Mijn naam is Takkewijf. Wijf is een scheldwoord en het voorvoegsel takke maakt het allemaal nog veel erger.
Meer algemeen is een takkewijf een vrouw die twist, treitert en daarmee grote ergernis wekt. Het Takkewijf bestaat dan ook vrijwel alleen in de vrouwelijke vorm.
Volgens Van Dale's woordenboek komt het voorvoegsel takke van het franse woord ''attaque'' = aanval, maar ook beroerte (hartaanval). Daardoor kreeg het woord Takkewijf in het Nederlands de betekenis van ''zeer vervelend''.
Grijpen we terug op het Latijn dan komt takke van tacitus = zwijgen. Een Takkewijf is dan iemand waarover men niet spreekt. Dat kan kloppen als ik een heks ben, afgebeeld als een oude vrouw met een bos takken op de rug.
Misschien komt Takke wel van het Surinaamse Sranantongo, waar takkie-takkie is afgeleid van talk-talk, wat verwijst naar veel en luidruchtig kletsen.

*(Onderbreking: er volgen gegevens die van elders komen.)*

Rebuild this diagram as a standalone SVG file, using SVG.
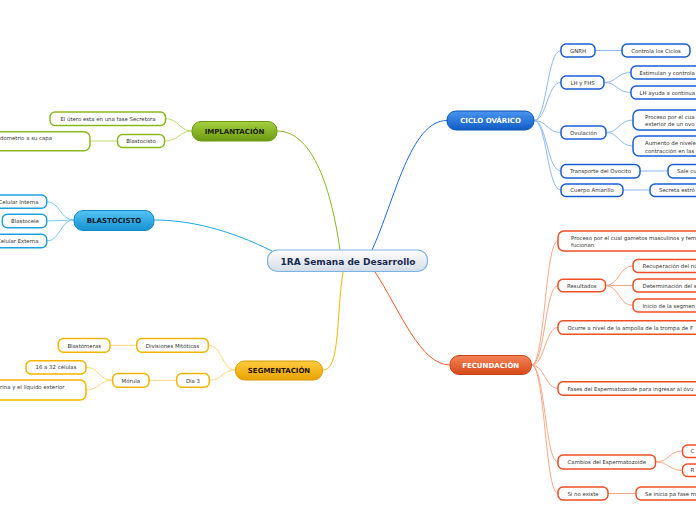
<svg xmlns="http://www.w3.org/2000/svg" width="696" height="520" viewBox="0 0 696 520">
<defs>
<linearGradient id="gC" x1="0" y1="0" x2="0" y2="1"><stop offset="0" stop-color="#ffffff"/><stop offset="1" stop-color="#d3dce6"/></linearGradient>
<linearGradient id="gBlue" x1="0" y1="0" x2="0" y2="1"><stop offset="0" stop-color="#4a95ee"/><stop offset="1" stop-color="#0f5cc6"/></linearGradient>
<linearGradient id="gGreen" x1="0" y1="0" x2="0" y2="1"><stop offset="0" stop-color="#a6d040"/><stop offset="1" stop-color="#6c9a10"/></linearGradient>
<linearGradient id="gCyan" x1="0" y1="0" x2="0" y2="1"><stop offset="0" stop-color="#55c4f2"/><stop offset="1" stop-color="#1590d2"/></linearGradient>
<linearGradient id="gYel" x1="0" y1="0" x2="0" y2="1"><stop offset="0" stop-color="#ffcc40"/><stop offset="1" stop-color="#e8a200"/></linearGradient>
<linearGradient id="gOr" x1="0" y1="0" x2="0" y2="1"><stop offset="0" stop-color="#f4855a"/><stop offset="1" stop-color="#d64816"/></linearGradient>
</defs>
<style>
.t{font-family:"DejaVu Sans",Verdana,sans-serif;font-size:5.4px;fill:#333}
.m{text-anchor:middle}
.e{text-anchor:end}
.h{font-family:"DejaVu Sans",Verdana,sans-serif;font-size:7px;font-weight:bold;text-anchor:middle}
.box{fill:#fff;stroke-width:1.5}
.bl{stroke:#1a5cd6}.gr{stroke:#8ab81e}.cy{stroke:#1ea0e0}.ye{stroke:#f5b400}.or{stroke:#f04e23}
.l{fill:none;stroke-width:1}
.lbl{stroke:#8fb8f2}.lgr{stroke:#bedb78}.lcy{stroke:#7ccaf2}.lye{stroke:#ffd77a}.lor{stroke:#f8a888}
</style>
<g id="connectors">
<path class="l" stroke="#1a6ae0" stroke-width="1.5" d="M372 250 C395 200 410 120.5 447 120.5"/>
<path class="l" stroke="#8ab81e" stroke-width="1.5" d="M340 250 C330 180 310 131 277 131"/>
<path class="l" stroke="#1ea8e8" stroke-width="1.5" d="M272 251 C230 230 190 220 154 220"/>
<path class="l" stroke="#f5b800" stroke-width="1.5" d="M343 272 C336 320 340 370 323 370"/>
<path class="l" stroke="#f05a28" stroke-width="1.5" d="M375 272 C400 310 420 365 450 365"/>
<g>
<path class="l lbl" d="M534 120.5 C547 120.5 547 50.5 561 50.5"/>
<path class="l lbl" d="M534 120.5 C547 120.5 547 82.5 561 82.5"/>
<path class="l lbl" d="M534 120.5 C547 120.5 547 132.5 561 132.5"/>
<path class="l lbl" d="M534 120.5 C547 120.5 547 171 561 171"/>
<path class="l lbl" d="M534 120.5 C547 120.5 547 190 561 190"/>
<path class="l lbl" d="M595 50.5 L622 50.5"/>
<path class="l lbl" d="M604 82.5 C617 82.5 617 72.5 631 72.5"/>
<path class="l lbl" d="M604 82.5 C617 82.5 617 92.5 631 92.5"/>
<path class="l lbl" d="M606 132.5 C619 132.5 619 120 633 120"/>
<path class="l lbl" d="M606 132.5 C619 132.5 619 146 633 146"/>
<path class="l lbl" d="M640 171 L668 171"/>
<path class="l lbl" d="M623 190 L650 190"/>
</g>
<g>
<path class="l lor" d="M531.5 365 C545 365 545 241 558 241"/>
<path class="l lor" d="M531.5 365 C545 365 545 285.5 558 285.5"/>
<path class="l lor" d="M531.5 365 C545 365 545 327.5 558 327.5"/>
<path class="l lor" d="M531.5 365 C545 365 545 388.5 558 388.5"/>
<path class="l lor" d="M531.5 365 C545 365 545 462 558 462"/>
<path class="l lor" d="M531.5 365 C545 365 545 493.5 558 493.5"/>
<path class="l lor" d="M605.5 285.5 C619 285.5 619 266 633 266"/>
<path class="l lor" d="M605.5 285.5 L633 285.5"/>
<path class="l lor" d="M605.5 285.5 C619 285.5 619 305.5 633 305.5"/>
<path class="l lor" d="M655.5 462 C669 462 669 451 682.5 451"/>
<path class="l lor" d="M655.5 462 C669 462 669 470.5 682.5 470.5"/>
<path class="l lor" d="M608 493.5 L636 493.5"/>
</g>
<g>
<path class="l lgr" d="M192 131 C179 131 179 118.7 165.5 118.7"/>
<path class="l lgr" d="M192 131 C179 131 179 141 164.5 141"/>
<path class="l lgr" d="M117.5 141 L90 141"/>
</g>
<g>
<path class="l lcy" d="M74 220 C60 220 60 201.7 47 201.7"/>
<path class="l lcy" d="M74 220 L47 221"/>
<path class="l lcy" d="M74 220 C60 220 60 241 47 241"/>
</g>
<g>
<path class="l lye" d="M235.5 370 C222 370 222 345.3 208.5 345.3"/>
<path class="l lye" d="M235.5 370 C222 370 222 380.3 209.5 380.3"/>
<path class="l lye" d="M136.5 345.3 L110 345.3"/>
<path class="l lye" d="M176.5 380.3 L149 380.3"/>
<path class="l lye" d="M112.5 380.3 C99 380.3 99 367.3 86 367.3"/>
<path class="l lye" d="M112.5 380.3 C99 380.3 99 390 86 390"/>
</g>
</g>

<g id="center">
<rect x="267.5" y="250" width="160" height="21.5" rx="10" fill="url(#gC)" stroke="#7ab4e2" stroke-width="1.2"/>
<text x="348" y="265" style="font-family:'DejaVu Sans',Verdana,sans-serif;font-size:9px;font-weight:bold;fill:#1c2a4e" text-anchor="middle">1RA Semana de Desarrollo</text>
</g>

<g id="ciclo">
<rect x="447" y="111" width="87" height="19" rx="9" fill="url(#gBlue)" stroke="#0d55b8"/>
<text class="h" x="490.5" y="123.3" fill="#fff">CICLO OVÁRICO</text>
</g>
<g id="gnrh"><rect class="box bl" x="561" y="44" width="34" height="13" rx="5"/><text class="t m" x="578" y="52.5">GNRH</text></g>
<g id="controla"><rect class="box bl" x="622" y="44" width="68" height="13" rx="5"/><text class="t m" x="656" y="52.5">Controla los Ciclos</text></g>
<g id="lhfhs"><rect class="box bl" x="561" y="76" width="43" height="13" rx="5"/><text class="t m" x="582.5" y="84.5">LH y FHS</text></g>
<g id="estimulan"><rect class="box bl" x="631" y="66" width="80" height="13" rx="5"/><text class="t" x="639.5" y="74.5">Estimulan y controla</text></g>
<g id="lhayuda"><rect class="box bl" x="631" y="86" width="80" height="13" rx="5"/><text class="t" x="639.5" y="94.5">LH ayuda a continua</text></g>
<g id="ovulacion"><rect class="box bl" x="561" y="126" width="45" height="13" rx="5"/><text class="t m" x="583.5" y="134.5">Ovulación</text></g>
<g id="proceso-ov"><rect class="box bl" x="633" y="110" width="80" height="20" rx="6"/><text class="t" x="645" y="118.7">Proceso por el cua</text><text class="t" x="645" y="126.3">exterior de un ovo</text></g>
<g id="aumento"><rect class="box bl" x="633" y="136" width="80" height="20" rx="6"/><text class="t" x="645" y="145.3">Aumento de nivele</text><text class="t" x="645" y="152.7">contracción en las</text></g>
<g id="transporte"><rect class="box bl" x="561" y="164.5" width="79" height="13.5" rx="5"/><text class="t m" x="600.5" y="173.2">Transporte del Ovocito</text></g>
<g id="sale"><rect class="box bl" x="668" y="164.5" width="50" height="13.5" rx="5"/><text class="t" x="677" y="173.2">Sale cu</text></g>
<g id="cuerpo"><rect class="box bl" x="561" y="184" width="62" height="12.5" rx="5"/><text class="t m" x="592" y="192.3">Cuerpo Amarillo</text></g>
<g id="secreta"><rect class="box bl" x="650" y="184" width="70" height="12.5" rx="5"/><text class="t" x="659" y="192.3">Secreta estró</text></g>

<g id="fecundacion">
<rect x="450" y="355.5" width="81.5" height="19" rx="9" fill="url(#gOr)" stroke="#c84414"/>
<text class="h" x="490.7" y="367.8" fill="#fff">FECUNDACIÓN</text>
</g>
<g id="proceso-fec"><rect class="box or" x="558" y="231" width="160" height="20" rx="6"/><text class="t" x="571" y="240.2">Proceso por el cual gametos masculinos y fem</text><text class="t" x="571" y="247">fucionan</text></g>
<g id="resultados"><rect class="box or" x="558" y="279.3" width="47.5" height="12.5" rx="5"/><text class="t m" x="581.8" y="287.5">Resultados</text></g>
<g id="recuperacion"><rect class="box or" x="633" y="259.5" width="80" height="13" rx="5"/><text class="t" x="642.5" y="268">Recuperación del nú</text></g>
<g id="determinacion"><rect class="box or" x="633" y="279" width="80" height="13" rx="5"/><text class="t" x="642.5" y="287.5">Determinación del s</text></g>
<g id="inicio"><rect class="box or" x="633" y="299" width="80" height="13" rx="5"/><text class="t" x="642.5" y="307.5">Inicio de la segmen</text></g>
<g id="ocurre"><rect class="box or" x="558" y="320.7" width="160" height="13.5" rx="5"/><text class="t" x="567.5" y="329.5">Ocurre a nivel de la ampolla de la trompa de F</text></g>
<g id="fases"><rect class="box or" x="558" y="381.7" width="160" height="13.5" rx="5"/><text class="t" x="567.5" y="390.5">Fases del Espermatozoide para ingresar al óvu</text></g>
<g id="cambios"><rect class="box or" x="558" y="455" width="97.5" height="14" rx="5"/><text class="t m" x="606.8" y="464">Cambios del Espermatozoide</text></g>
<g id="c-box"><rect class="box or" x="682.5" y="445" width="40" height="12.5" rx="5"/><text class="t" x="690.5" y="453.3">C</text></g>
<g id="r-box"><rect class="box or" x="682.5" y="464" width="40" height="12.5" rx="5"/><text class="t" x="690.5" y="472.3">R</text></g>
<g id="sinoexiste"><rect class="box or" x="558" y="487" width="50" height="13" rx="5"/><text class="t m" x="583" y="495.5">Si no existe</text></g>
<g id="seinicia"><rect class="box or" x="636" y="487" width="80" height="13" rx="5"/><text class="t" x="645" y="495.5">Se inicia pa fase m</text></g>

<g id="implantacion">
<rect x="192" y="121.5" width="85" height="19.5" rx="9" fill="url(#gGreen)" stroke="#6a9612"/>
<text class="h" x="234.5" y="134" fill="#1a2206">IMPLANTACIÓN</text>
</g>
<g id="utero"><rect class="box gr" x="50" y="112" width="115.5" height="13.5" rx="5"/><text class="t m" x="108" y="120.8">El útero esta en una fase Secretora</text></g>
<g id="blastocisto-imp"><rect class="box gr" x="117.5" y="134.5" width="47" height="13" rx="5"/><text class="t m" x="141" y="143">Blastocisto</text></g>
<g id="endometrio"><rect class="box gr" x="-20" y="131.7" width="110" height="19" rx="6"/><text class="t" x="0" y="140">dometrio a su capa</text></g>

<g id="blastocisto">
<rect x="74" y="210.5" width="80" height="20" rx="9" fill="url(#gCyan)" stroke="#1488c8"/>
<text class="h" x="114" y="223" fill="#0a1a2a">BLASTOCISTO</text>
</g>
<g id="celular-interna"><rect class="box cy" x="-20" y="195" width="66.7" height="13.3" rx="5"/><text class="t e" x="38.5" y="203.7">Celular Interna</text></g>
<g id="blastocele"><rect class="box cy" x="2.3" y="214.3" width="44.4" height="13.4" rx="5"/><text class="t m" x="25" y="223">Blastocele</text></g>
<g id="celular-externa"><rect class="box cy" x="-20" y="234.3" width="66.7" height="13.4" rx="5"/><text class="t e" x="38.5" y="243">Celular Externa</text></g>

<g id="segmentacion">
<rect x="235.5" y="361" width="87" height="19" rx="9" fill="url(#gYel)" stroke="#d89a00"/>
<text class="h" x="279" y="373.3" fill="#1e1400">SEGMENTACIÓN</text>
</g>
<g id="divisiones"><rect class="box ye" x="136.7" y="338.5" width="71.6" height="13.8" rx="5"/><text class="t m" x="172.5" y="347.5">Divisiones Mitóticas</text></g>
<g id="blastomeras"><rect class="box ye" x="58.3" y="338.5" width="51.7" height="13.8" rx="5"/><text class="t m" x="84.2" y="347.5">Blastómeras</text></g>
<g id="dia3"><rect class="box ye" x="176.7" y="373.5" width="32.6" height="13.8" rx="5"/><text class="t m" x="193" y="382.5">Día 3</text></g>
<g id="morula"><rect class="box ye" x="112.7" y="373.5" width="36.3" height="13.8" rx="5"/><text class="t m" x="130.8" y="382.5">Mórula</text></g>
<g id="celulas"><rect class="box ye" x="26" y="360.7" width="60" height="13.3" rx="5"/><text class="t m" x="56" y="369.3">16 a 32 células</text></g>
<g id="liquido"><rect class="box ye" x="-20" y="380" width="106" height="20" rx="6"/><text class="t" x="0" y="389">rina y el líquido exterior</text></g>
</svg>
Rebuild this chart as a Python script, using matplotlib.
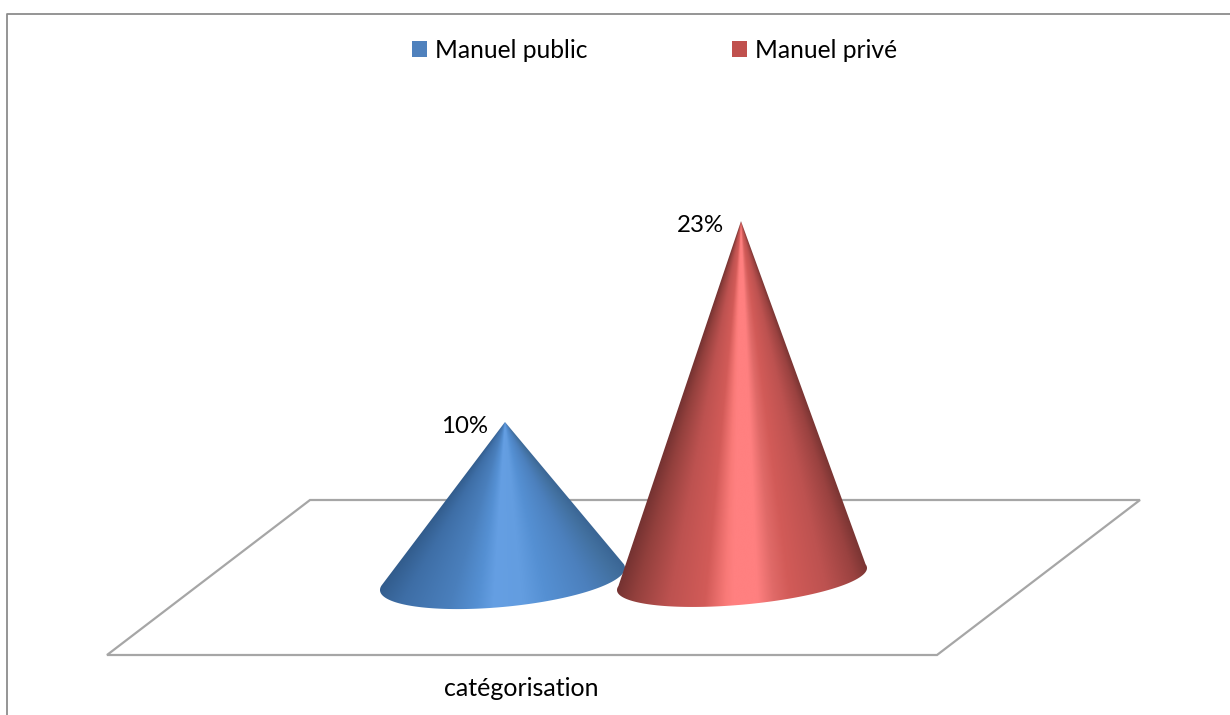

Wat vrijwel niemand meer weet is, dat Takkewijf de bijnaam was van een student aan de Kunstacademie in Kampen. Deze geuzenaam werd gegeven door studiegenoten, vanwege de voorliefde voor het werken met takken in de vrije natuur.
Een Takkeman (z.z.z.)
Dit voorjaar (2025) werd in Kampen de zeer, zeer zeldzame Takkeman waargenomen (foto hieronder). Een Takkeman heeft het zelfde twistzieke karakter als een Takkewijf. Ondertussen raakt het Takkewijf niet uitgepraat over de Takkeman. Zij voelt zich nu niet meer zo alleen en verkeert al weken in een juichstemming. Zou er iets moois gaan opbloeien in Kampen?